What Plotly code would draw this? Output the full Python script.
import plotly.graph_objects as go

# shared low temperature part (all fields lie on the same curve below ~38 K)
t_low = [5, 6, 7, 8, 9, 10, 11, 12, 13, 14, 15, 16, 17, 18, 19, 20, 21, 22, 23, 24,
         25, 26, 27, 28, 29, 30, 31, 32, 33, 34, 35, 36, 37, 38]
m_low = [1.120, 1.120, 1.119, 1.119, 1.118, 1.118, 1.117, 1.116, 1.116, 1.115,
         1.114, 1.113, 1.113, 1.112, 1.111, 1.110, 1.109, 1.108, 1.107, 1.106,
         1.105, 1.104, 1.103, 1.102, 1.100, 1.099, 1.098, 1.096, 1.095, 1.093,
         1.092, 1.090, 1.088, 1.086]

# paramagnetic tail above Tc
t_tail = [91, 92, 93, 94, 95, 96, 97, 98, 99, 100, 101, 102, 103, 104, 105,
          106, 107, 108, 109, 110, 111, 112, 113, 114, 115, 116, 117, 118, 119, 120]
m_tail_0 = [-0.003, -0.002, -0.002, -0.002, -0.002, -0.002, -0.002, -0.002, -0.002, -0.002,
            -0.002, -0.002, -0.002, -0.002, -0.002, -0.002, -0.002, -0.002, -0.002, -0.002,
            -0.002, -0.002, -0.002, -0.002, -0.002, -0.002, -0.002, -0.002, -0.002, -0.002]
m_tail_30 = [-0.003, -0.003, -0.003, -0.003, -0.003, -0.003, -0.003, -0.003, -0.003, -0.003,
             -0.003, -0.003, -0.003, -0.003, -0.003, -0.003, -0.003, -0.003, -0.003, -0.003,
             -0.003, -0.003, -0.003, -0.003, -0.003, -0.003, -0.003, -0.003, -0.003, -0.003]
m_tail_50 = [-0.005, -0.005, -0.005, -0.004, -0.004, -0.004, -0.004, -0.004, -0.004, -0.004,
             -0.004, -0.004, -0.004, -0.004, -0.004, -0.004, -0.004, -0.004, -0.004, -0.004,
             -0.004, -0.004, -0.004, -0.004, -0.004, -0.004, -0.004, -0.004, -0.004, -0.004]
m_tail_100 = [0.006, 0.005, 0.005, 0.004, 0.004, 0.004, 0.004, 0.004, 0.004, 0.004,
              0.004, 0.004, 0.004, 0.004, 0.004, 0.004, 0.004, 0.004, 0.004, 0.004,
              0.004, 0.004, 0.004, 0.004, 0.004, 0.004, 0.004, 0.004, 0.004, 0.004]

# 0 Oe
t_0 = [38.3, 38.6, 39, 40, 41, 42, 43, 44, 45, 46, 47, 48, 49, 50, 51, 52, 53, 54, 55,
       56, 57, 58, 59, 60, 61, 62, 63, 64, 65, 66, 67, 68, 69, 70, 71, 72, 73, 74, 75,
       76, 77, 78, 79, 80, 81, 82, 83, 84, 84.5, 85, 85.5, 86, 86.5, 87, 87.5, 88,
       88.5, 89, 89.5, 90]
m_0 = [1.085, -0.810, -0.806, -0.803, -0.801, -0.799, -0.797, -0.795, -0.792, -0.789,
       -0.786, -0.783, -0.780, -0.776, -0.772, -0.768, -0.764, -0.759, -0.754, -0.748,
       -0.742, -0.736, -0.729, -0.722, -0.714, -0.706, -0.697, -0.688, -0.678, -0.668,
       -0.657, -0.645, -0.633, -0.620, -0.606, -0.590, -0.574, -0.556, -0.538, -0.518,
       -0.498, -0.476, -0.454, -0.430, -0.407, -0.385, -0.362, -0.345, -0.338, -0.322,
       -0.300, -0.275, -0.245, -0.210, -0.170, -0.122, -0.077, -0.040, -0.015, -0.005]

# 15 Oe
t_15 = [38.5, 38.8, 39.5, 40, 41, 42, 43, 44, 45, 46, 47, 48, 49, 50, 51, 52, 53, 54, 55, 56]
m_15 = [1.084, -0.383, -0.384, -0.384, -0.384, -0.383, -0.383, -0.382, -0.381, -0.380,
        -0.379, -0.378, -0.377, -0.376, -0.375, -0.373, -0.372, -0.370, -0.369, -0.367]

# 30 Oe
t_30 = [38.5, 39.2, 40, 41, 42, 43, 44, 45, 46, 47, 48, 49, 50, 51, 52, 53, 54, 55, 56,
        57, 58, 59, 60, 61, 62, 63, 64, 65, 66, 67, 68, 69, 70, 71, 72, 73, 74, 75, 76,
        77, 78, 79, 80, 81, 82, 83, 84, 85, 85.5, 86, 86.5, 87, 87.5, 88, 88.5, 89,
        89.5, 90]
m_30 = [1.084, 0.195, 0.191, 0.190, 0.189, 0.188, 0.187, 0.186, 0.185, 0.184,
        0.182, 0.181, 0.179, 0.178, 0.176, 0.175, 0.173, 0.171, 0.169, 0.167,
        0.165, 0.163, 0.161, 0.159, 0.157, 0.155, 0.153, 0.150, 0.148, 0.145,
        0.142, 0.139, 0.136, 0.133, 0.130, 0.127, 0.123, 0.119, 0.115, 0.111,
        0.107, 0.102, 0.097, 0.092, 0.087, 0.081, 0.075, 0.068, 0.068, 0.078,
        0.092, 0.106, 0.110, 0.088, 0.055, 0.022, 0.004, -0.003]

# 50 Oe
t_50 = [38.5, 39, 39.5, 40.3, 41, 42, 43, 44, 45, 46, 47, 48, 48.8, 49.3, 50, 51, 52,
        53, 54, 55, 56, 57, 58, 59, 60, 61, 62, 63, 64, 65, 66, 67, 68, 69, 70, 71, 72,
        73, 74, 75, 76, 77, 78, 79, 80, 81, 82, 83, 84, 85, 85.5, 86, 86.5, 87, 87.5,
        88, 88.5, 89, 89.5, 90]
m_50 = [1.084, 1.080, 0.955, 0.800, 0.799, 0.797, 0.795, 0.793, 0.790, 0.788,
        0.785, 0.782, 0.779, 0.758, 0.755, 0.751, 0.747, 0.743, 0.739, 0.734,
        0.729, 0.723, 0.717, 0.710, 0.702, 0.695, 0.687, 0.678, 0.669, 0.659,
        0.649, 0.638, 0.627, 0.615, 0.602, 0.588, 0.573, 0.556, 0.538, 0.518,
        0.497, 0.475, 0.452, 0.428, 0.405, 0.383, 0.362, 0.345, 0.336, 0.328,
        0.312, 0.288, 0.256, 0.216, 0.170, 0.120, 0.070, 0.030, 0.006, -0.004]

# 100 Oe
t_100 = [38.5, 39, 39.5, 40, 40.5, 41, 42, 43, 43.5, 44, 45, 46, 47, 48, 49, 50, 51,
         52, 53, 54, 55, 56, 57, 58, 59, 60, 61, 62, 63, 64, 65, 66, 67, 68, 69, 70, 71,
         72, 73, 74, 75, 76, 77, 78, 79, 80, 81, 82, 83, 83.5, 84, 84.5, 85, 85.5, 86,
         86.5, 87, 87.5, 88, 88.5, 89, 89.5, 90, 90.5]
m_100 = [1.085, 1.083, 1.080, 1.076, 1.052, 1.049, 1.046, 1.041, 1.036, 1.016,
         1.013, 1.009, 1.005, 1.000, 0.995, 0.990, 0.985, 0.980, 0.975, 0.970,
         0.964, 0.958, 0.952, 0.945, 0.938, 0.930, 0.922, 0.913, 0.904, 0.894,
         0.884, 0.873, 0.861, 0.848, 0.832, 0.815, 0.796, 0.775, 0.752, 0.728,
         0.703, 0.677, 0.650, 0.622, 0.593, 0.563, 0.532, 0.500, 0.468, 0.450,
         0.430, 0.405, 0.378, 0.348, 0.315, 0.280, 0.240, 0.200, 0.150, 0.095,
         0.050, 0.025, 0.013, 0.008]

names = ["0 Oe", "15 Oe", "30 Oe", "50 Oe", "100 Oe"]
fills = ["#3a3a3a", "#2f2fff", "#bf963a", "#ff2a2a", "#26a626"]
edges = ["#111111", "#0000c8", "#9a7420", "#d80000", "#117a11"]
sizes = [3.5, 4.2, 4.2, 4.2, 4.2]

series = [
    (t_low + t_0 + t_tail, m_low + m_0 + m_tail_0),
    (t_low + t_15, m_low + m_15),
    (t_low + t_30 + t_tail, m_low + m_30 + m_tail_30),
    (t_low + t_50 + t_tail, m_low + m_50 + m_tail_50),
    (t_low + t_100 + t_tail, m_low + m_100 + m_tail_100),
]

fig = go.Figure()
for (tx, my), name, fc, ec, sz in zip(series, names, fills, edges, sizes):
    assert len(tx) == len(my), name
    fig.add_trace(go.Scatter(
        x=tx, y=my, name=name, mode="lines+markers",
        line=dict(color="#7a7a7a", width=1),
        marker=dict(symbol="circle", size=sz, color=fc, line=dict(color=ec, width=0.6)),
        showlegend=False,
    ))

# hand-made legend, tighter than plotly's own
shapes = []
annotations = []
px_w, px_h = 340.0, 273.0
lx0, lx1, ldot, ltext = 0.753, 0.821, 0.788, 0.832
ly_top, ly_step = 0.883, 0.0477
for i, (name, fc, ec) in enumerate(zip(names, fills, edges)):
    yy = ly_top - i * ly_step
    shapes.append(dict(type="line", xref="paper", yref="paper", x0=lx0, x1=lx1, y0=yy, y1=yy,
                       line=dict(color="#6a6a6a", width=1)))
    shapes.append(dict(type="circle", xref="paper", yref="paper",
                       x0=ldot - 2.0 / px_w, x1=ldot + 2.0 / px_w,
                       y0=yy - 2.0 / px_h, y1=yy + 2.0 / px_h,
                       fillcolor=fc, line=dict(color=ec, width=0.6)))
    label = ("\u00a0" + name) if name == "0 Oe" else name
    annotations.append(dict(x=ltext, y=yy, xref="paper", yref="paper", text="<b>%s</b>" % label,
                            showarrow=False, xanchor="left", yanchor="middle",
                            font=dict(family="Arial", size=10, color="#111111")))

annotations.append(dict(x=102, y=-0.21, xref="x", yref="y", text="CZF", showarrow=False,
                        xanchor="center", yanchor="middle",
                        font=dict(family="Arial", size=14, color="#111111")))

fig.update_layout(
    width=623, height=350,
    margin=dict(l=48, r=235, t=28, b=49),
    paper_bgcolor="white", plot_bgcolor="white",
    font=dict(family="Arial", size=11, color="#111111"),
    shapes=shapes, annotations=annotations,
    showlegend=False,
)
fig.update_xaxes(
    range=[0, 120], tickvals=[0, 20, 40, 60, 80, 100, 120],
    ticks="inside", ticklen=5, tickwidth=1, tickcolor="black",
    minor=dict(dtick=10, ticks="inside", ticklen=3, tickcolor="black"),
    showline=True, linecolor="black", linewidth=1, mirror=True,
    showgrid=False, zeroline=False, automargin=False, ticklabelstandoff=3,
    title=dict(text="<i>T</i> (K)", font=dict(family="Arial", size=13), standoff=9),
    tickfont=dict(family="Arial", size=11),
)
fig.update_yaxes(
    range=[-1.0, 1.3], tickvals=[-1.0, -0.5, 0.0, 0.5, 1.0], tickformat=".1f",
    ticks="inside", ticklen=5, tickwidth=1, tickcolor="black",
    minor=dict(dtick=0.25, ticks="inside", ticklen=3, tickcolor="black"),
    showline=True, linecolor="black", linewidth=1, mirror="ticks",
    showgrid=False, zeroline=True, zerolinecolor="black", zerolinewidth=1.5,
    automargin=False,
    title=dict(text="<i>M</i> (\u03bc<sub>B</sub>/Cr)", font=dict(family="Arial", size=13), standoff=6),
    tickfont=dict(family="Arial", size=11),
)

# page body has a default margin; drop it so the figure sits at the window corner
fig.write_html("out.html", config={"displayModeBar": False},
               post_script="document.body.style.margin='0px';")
•••••
» **DIRECTION**
Exactly repeat the lines running from the top of the listing to the line bearing "import plotly.graph_objects as go", both of those lines included, and only them.

» **RESULT BELOW**
What Plotly code would draw this? Output the full Python script.
import plotly.graph_objects as go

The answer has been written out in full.